With Doug at the helm and a 9-person team (7 in Chicago, 1 in Vegas, 1 in San Francisco), Scripted operates as a cash-flow-positive company within the Xenon portfolio. The business model combines subscription fees (high margin) with content fees (lower margin but volume-based). One account manager could handle 20+ accounts on the high-touch Cruise Control plan. The long-term play, typical of Xenon's thesis, is to grow the company to $5M+ ARR and then flip it to a strategic buyer. Doug had done this before with Earth Class Mail (sold to ScaleWorks after 18 months), and he's following the same playbook: come in, get cash-flow positive, grow sustainably, and make it attractive for acquisition.

Why It Worked
  • Repositioning from a commodity freelance marketplace to a managed service alternative to paid advertising created clear differentiation and allowed the company to charge premium subscription pricing that attracted customers with higher lifetime value.

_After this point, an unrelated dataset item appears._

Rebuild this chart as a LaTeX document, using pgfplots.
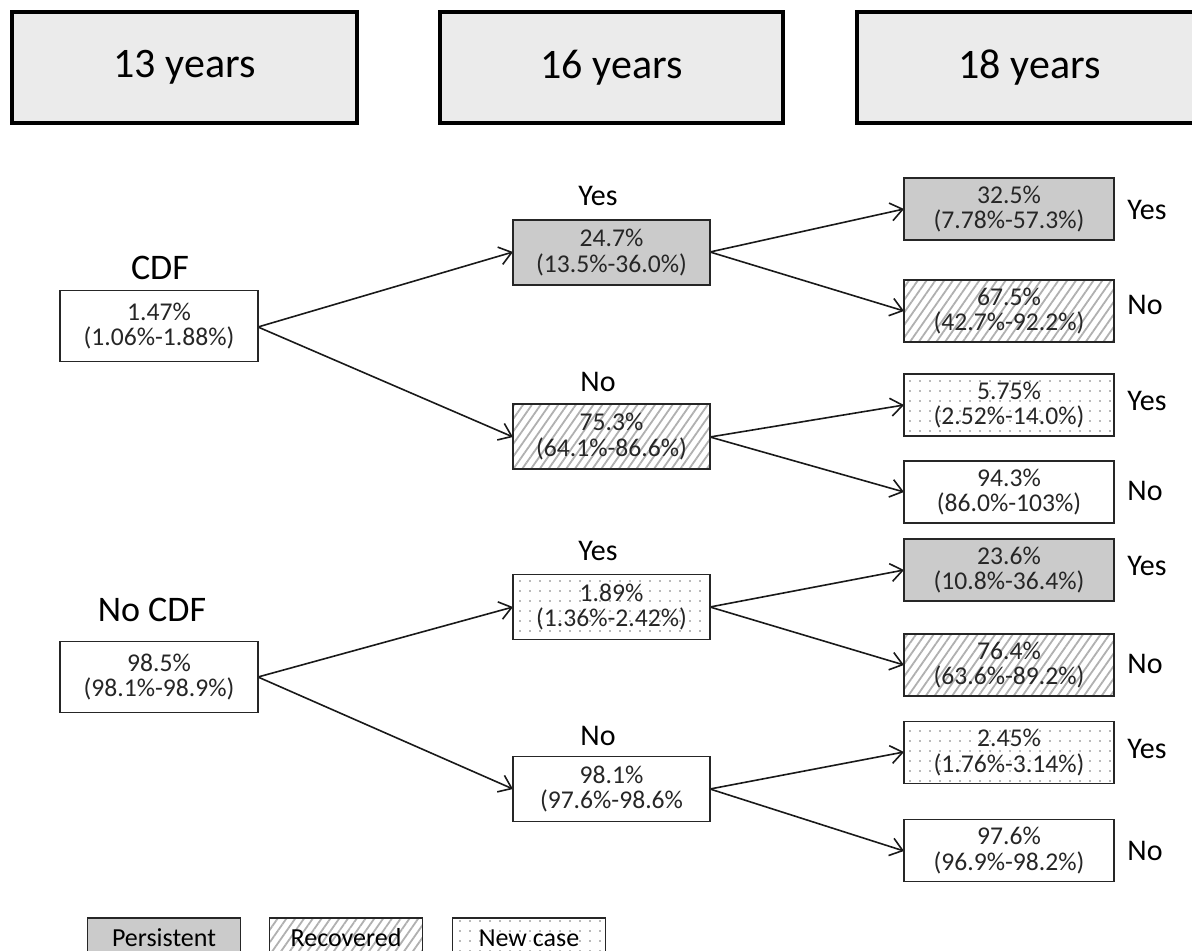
\documentclass[border=0pt]{standalone}
\usepackage{pgfplots}
\pgfplotsset{compat=1.18}
\usepackage{fontspec}
\setmainfont{Carlito}
\usetikzlibrary{patterns.meta,arrows.meta}
\definecolor{persist}{HTML}{CBCBCB}
\definecolor{header}{HTML}{EBEBEB}
\definecolor{hatch}{HTML}{B0B0B0}
\tikzset{
  box/.style={draw=black!85, line width=0.9pt, inner sep=0pt, align=center,
     font=\fontsize{12.8}{12.8}\selectfont, text=black!85},
  l1/.style={box, minimum width=99pt, minimum height=35.5pt},
  l2/.style={box, minimum width=98.5pt, minimum height=32.5pt},
  l3/.style={box, minimum width=105pt, minimum height=31pt},
  hdr/.style={draw=black, line width=2pt, fill=header, minimum width=172.5pt,
     minimum height=55.5pt, inner sep=0pt, font=\fontsize{21}{24}\selectfont},
  persistent/.style={fill=persist},
  recovered/.style={pattern={Lines[angle=55,distance=3.6pt,line width=0.9pt]}, pattern color=hatch},
  newcase/.style={pattern={Dots[distance=5pt,radius=0.45pt]}, pattern color=black!55},
  lab/.style={font=\fontsize{15}{17}\selectfont, inner sep=0pt},
  grp/.style={font=\fontsize{18}{20}\selectfont, inner sep=0pt},
  leg/.style={draw=black!85, line width=0.9pt, minimum width=76.5pt, minimum height=20pt,
     inner sep=0pt, anchor=north, font=\fontsize{13}{14}\selectfont},
  arr/.style={black!90, line width=0.8pt, mark=none, -{Straight Barb[length=6pt,width=9pt]}}
}
\begin{document}
\begin{tikzpicture}
\begin{axis}[
  scale only axis, width=596pt, height=475.5pt,
  xmin=0, xmax=1192, ymin=0, ymax=951, y dir=reverse,
  hide axis, clip=false]
% arrows
\addplot[arr] coordinates {(258,327) (513,252)};
\addplot[arr] coordinates {(258,327) (513,437)};
\addplot[arr] coordinates {(258,677) (513,607)};
\addplot[arr] coordinates {(258,677) (513,789)};
\addplot[arr] coordinates {(710,252) (904,209)};
\addplot[arr] coordinates {(710,252) (904,311)};
\addplot[arr] coordinates {(710,437) (904,405)};
\addplot[arr] coordinates {(710,437) (904,492)};
\addplot[arr] coordinates {(710,607) (904,570)};
\addplot[arr] coordinates {(710,607) (904,665)};
\addplot[arr] coordinates {(710,789) (904,752)};
\addplot[arr] coordinates {(710,789) (904,851)};
% headers
\node[hdr] at (axis cs:184.5,67.5) {13 years};
\node[hdr, minimum width=171.5pt] at (axis cs:611.5,67.5) {16 years};
\node[hdr] at (axis cs:1029.5,67.5) {18 years};
% level 1
\node[grp] at (axis cs:160,268) {CDF};
\node[l1, fill=white] at (axis cs:159,326) {1.47\%\\(1.06\%-1.88\%)};
\node[grp] at (axis cs:152,610) {No CDF};
\node[l1, fill=white] at (axis cs:159,677) {98.5\%\\(98.1\%-98.9\%)};
% level 2
\node[lab] at (axis cs:598,196) {Yes};
\node[l2, persistent] at (axis cs:611.5,252.5) {24.7\%\\(13.5\%-36.0\%)};
\node[lab] at (axis cs:598,382) {No};
\node[l2, recovered] at (axis cs:611.5,436.5) {75.3\%\\(64.1\%-86.6\%)};
\node[lab] at (axis cs:598,551) {Yes};
\node[l2, newcase] at (axis cs:611.5,607) {1.89\%\\(1.36\%-2.42\%)};
\node[lab] at (axis cs:598,736) {No};
\node[l2] at (axis cs:611.5,789) {98.1\%\\(97.6\%-98.6\%};
% level 3
\node[l3, persistent] at (axis cs:1009,209) {32.5\%\\(7.78\%-57.3\%)};
\node[l3, recovered] at (axis cs:1009,311) {67.5\%\\(42.7\%-92.2\%)};
\node[l3, newcase] at (axis cs:1009,405) {5.75\%\\(2.52\%-14.0\%)};
\node[l3] at (axis cs:1009,492) {94.3\%\\(86.0\%-103\%)};
\node[l3, persistent] at (axis cs:1009,570) {23.6\%\\(10.8\%-36.4\%)};
\node[l3, recovered] at (axis cs:1009,665) {76.4\%\\(63.6\%-89.2\%)};
\node[l3, newcase] at (axis cs:1009,752.5) {2.45\%\\(1.76\%-3.14\%)};
\node[l3] at (axis cs:1009,850.5) {97.6\%\\(96.9\%-98.2\%)};
\node[lab] at (axis cs:1147,210) {Yes};
\node[lab] at (axis cs:1145,305) {No};
\node[lab] at (axis cs:1147,401) {Yes};
\node[lab] at (axis cs:1145,491) {No};
\node[lab] at (axis cs:1147,566) {Yes};
\node[lab] at (axis cs:1145,664) {No};
\node[lab] at (axis cs:1147,749) {Yes};
\node[lab] at (axis cs:1145,851) {No};
% legend
\node[leg, persistent] at (axis cs:164,917) {Persistent};
\node[leg, recovered] at (axis cs:346,917) {Recovered};
\node[leg, newcase] at (axis cs:529,917) {New case};
\coordinate (BL) at (axis cs:0,951);
\coordinate (TR) at (axis cs:1192,0);
\end{axis}
\pgfresetboundingbox
\path (BL) rectangle (TR);
\end{tikzpicture}
\end{document}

  • The $1,000 CAD to acquire a $500/month customer generated a 2-month payback period, demonstrating disciplined unit economics that enabled confident paid advertising scaling as the primary growth lever.
  • Introducing tiered pricing ($149–$1,000/month) with a high-touch managed service tier enabled expansion revenue from existing customers and attracted a new segment of portfolio-managing operators seeking recurring content solutions.
  • Accepting a longer customer education and content payoff cycle (6–12 months) while managing churn through better onboarding allowed the company to retain customers and grow from ~$180k to ~$250k MRR without chasing unsustainable growth.
How to Replicate
  • 1.Reposition your marketplace or service business away from being a commodity supplier toward being a managed alternative to a larger budget category your customers already spend on (in this case, paid advertising).
  • 2.Calculate and optimize your customer acquisition cost (CAC) and payback period; if CAC is recoverable in 2–3 months at your subscription price, use paid advertising as your primary customer acquisition channel.
  • 3.Design a tiered pricing structure that includes both entry-level and high-touch managed service tiers, allowing you to capture expansion revenue as customers graduate from self-service to managed offerings.
  • 4.Invest in customer education and onboarding systems to reduce churn caused by customers not understanding how to execute your service; acknowledge that results take 6–12 months and set expectations accordingly.